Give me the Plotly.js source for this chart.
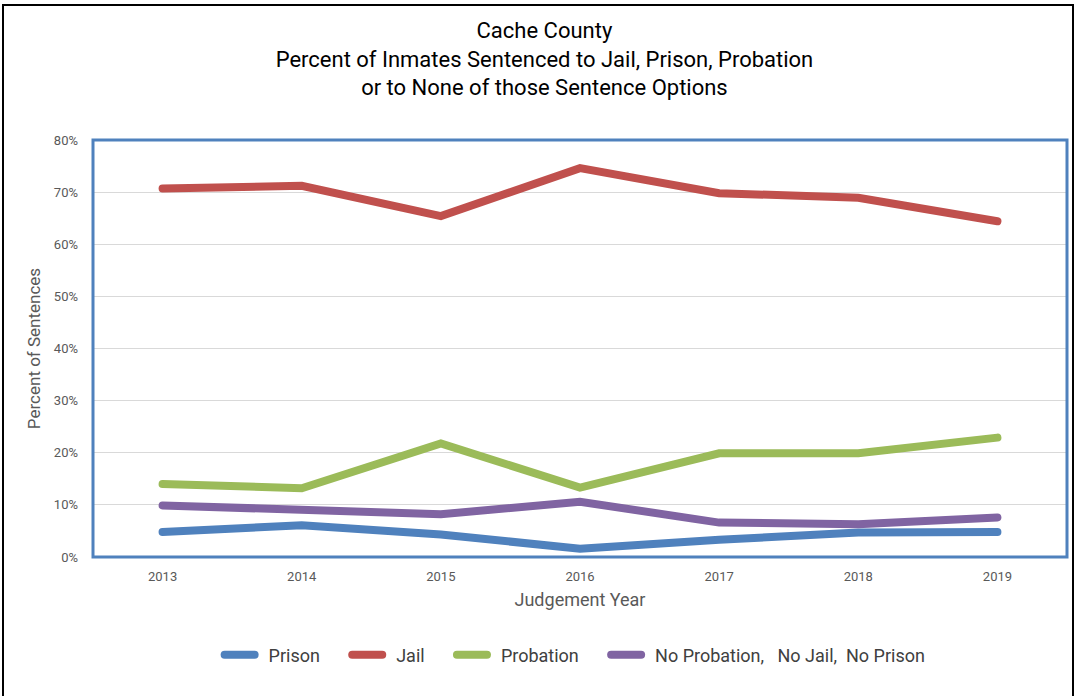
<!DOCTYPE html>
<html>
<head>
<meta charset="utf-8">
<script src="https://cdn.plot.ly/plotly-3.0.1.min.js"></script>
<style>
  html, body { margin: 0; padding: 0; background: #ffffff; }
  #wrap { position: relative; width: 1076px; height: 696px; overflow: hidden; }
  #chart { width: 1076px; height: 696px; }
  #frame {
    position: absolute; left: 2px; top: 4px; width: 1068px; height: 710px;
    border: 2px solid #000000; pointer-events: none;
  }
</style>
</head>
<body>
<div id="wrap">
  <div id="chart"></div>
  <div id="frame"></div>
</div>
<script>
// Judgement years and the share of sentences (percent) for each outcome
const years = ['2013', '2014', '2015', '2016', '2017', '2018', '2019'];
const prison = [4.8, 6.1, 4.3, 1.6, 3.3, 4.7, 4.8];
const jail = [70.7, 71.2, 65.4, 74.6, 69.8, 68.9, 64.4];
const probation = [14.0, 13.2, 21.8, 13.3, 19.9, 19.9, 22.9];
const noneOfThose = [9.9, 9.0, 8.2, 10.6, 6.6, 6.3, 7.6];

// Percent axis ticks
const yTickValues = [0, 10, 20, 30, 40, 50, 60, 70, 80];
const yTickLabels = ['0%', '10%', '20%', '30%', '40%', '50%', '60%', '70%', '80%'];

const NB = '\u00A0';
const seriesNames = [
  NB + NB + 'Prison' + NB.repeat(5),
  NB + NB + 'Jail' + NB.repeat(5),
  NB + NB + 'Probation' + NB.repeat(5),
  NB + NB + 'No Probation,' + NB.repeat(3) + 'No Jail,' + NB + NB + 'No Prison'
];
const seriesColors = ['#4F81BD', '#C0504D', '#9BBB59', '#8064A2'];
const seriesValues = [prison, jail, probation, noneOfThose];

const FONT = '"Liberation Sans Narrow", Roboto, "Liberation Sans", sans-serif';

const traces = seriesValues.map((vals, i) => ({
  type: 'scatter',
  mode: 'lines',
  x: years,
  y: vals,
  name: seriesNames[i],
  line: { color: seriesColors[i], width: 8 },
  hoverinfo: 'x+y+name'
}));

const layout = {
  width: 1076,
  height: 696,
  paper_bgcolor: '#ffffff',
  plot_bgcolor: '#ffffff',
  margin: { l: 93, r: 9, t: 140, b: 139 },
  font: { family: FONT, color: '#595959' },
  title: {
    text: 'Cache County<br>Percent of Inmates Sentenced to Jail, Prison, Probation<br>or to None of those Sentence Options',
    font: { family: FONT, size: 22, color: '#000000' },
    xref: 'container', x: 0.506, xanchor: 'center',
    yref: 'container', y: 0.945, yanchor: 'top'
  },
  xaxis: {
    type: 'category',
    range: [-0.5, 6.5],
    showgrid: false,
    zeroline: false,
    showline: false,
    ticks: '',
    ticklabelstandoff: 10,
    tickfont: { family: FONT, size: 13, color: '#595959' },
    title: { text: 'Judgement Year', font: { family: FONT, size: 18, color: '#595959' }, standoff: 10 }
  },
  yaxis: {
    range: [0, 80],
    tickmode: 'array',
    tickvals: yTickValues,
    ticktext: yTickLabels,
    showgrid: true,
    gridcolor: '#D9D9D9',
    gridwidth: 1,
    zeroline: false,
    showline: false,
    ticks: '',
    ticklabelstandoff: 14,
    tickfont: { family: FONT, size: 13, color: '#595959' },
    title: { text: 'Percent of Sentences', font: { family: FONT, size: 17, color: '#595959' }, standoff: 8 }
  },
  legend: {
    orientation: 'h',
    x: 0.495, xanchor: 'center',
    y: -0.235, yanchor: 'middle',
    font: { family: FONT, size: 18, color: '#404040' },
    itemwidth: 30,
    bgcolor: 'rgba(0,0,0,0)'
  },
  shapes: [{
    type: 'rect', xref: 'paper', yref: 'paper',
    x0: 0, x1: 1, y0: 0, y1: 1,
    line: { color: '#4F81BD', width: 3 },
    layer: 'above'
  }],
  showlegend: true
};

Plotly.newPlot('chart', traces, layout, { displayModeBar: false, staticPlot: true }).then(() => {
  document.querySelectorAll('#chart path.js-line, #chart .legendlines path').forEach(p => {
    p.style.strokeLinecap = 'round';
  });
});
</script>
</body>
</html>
━━━━━━━━━━━━━━━━
Exercise → Every line of text is to be repeated exactly; pictures are left out.

Full response →
Give me the Plotly.js source for this chart.
<!DOCTYPE html>
<html>
<head>
<meta charset="utf-8">
<script src="https://cdn.plot.ly/plotly-3.0.1.min.js"></script>
<style>
  html, body { margin: 0; padding: 0; background: #ffffff; }
  #wrap { position: relative; width: 1076px; height: 696px; overflow: hidden; }
  #chart { width: 1076px; height: 696px; }
  #frame {
    position: absolute; left: 2px; top: 4px; width: 1068px; height: 710px;
    border: 2px solid #000000; pointer-events: none;
  }
</style>
</head>
<body>
<div id="wrap">
  <div id="chart"></div>
  <div id="frame"></div>
</div>
<script>
// Judgement years and the share of sentences (percent) for each outcome
const years = ['2013', '2014', '2015', '2016', '2017', '2018', '2019'];
const prison = [4.8, 6.1, 4.3, 1.6, 3.3, 4.7, 4.8];
const jail = [70.7, 71.2, 65.4, 74.6, 69.8, 68.9, 64.4];
const probation = [14.0, 13.2, 21.8, 13.3, 19.9, 19.9, 22.9];
const noneOfThose = [9.9, 9.0, 8.2, 10.6, 6.6, 6.3, 7.6];

// Percent axis ticks
const yTickValues = [0, 10, 20, 30, 40, 50, 60, 70, 80];
const yTickLabels = ['0%', '10%', '20%', '30%', '40%', '50%', '60%', '70%', '80%'];

const NB = '\u00A0';
const seriesNames = [
  NB + NB + 'Prison' + NB.repeat(5),
  NB + NB + 'Jail' + NB.repeat(5),
  NB + NB + 'Probation' + NB.repeat(5),
  NB + NB + 'No Probation,' + NB.repeat(3) + 'No Jail,' + NB + NB + 'No Prison'
];
const seriesColors = ['#4F81BD', '#C0504D', '#9BBB59', '#8064A2'];
const seriesValues = [prison, jail, probation, noneOfThose];

const FONT = '"Liberation Sans Narrow", Roboto, "Liberation Sans", sans-serif';

const traces = seriesValues.map((vals, i) => ({
  type: 'scatter',
  mode: 'lines',
  x: years,
  y: vals,
  name: seriesNames[i],
  line: { color: seriesColors[i], width: 8 },
  hoverinfo: 'x+y+name'
}));

const layout = {
  width: 1076,
  height: 696,
  paper_bgcolor: '#ffffff',
  plot_bgcolor: '#ffffff',
  margin: { l: 93, r: 9, t: 140, b: 139 },
  font: { family: FONT, color: '#595959' },
  title: {
    text: 'Cache County<br>Percent of Inmates Sentenced to Jail, Prison, Probation<br>or to None of those Sentence Options',
    font: { family: FONT, size: 22, color: '#000000' },
    xref: 'container', x: 0.506, xanchor: 'center',
    yref: 'container', y: 0.945, yanchor: 'top'
  },
  xaxis: {
    type: 'category',
    range: [-0.5, 6.5],
    showgrid: false,
    zeroline: false,
    showline: false,
    ticks: '',
    ticklabelstandoff: 10,
    tickfont: { family: FONT, size: 13, color: '#595959' },
    title: { text: 'Judgement Year', font: { family: FONT, size: 18, color: '#595959' }, standoff: 10 }
  },
  yaxis: {
    range: [0, 80],
    tickmode: 'array',
    tickvals: yTickValues,
    ticktext: yTickLabels,
    showgrid: true,
    gridcolor: '#D9D9D9',
    gridwidth: 1,
    zeroline: false,
    showline: false,
    ticks: '',
    ticklabelstandoff: 14,
    tickfont: { family: FONT, size: 13, color: '#595959' },
    title: { text: 'Percent of Sentences', font: { family: FONT, size: 17, color: '#595959' }, standoff: 8 }
  },
  legend: {
    orientation: 'h',
    x: 0.495, xanchor: 'center',
    y: -0.235, yanchor: 'middle',
    font: { family: FONT, size: 18, color: '#404040' },
    itemwidth: 30,
    bgcolor: 'rgba(0,0,0,0)'
  },
  shapes: [{
    type: 'rect', xref: 'paper', yref: 'paper',
    x0: 0, x1: 1, y0: 0, y1: 1,
    line: { color: '#4F81BD', width: 3 },
    layer: 'above'
  }],
  showlegend: true
};

Plotly.newPlot('chart', traces, layout, { displayModeBar: false, staticPlot: true }).then(() => {
  document.querySelectorAll('#chart path.js-line, #chart .legendlines path').forEach(p => {
    p.style.strokeLinecap = 'round';
  });
});
</script>
</body>
</html>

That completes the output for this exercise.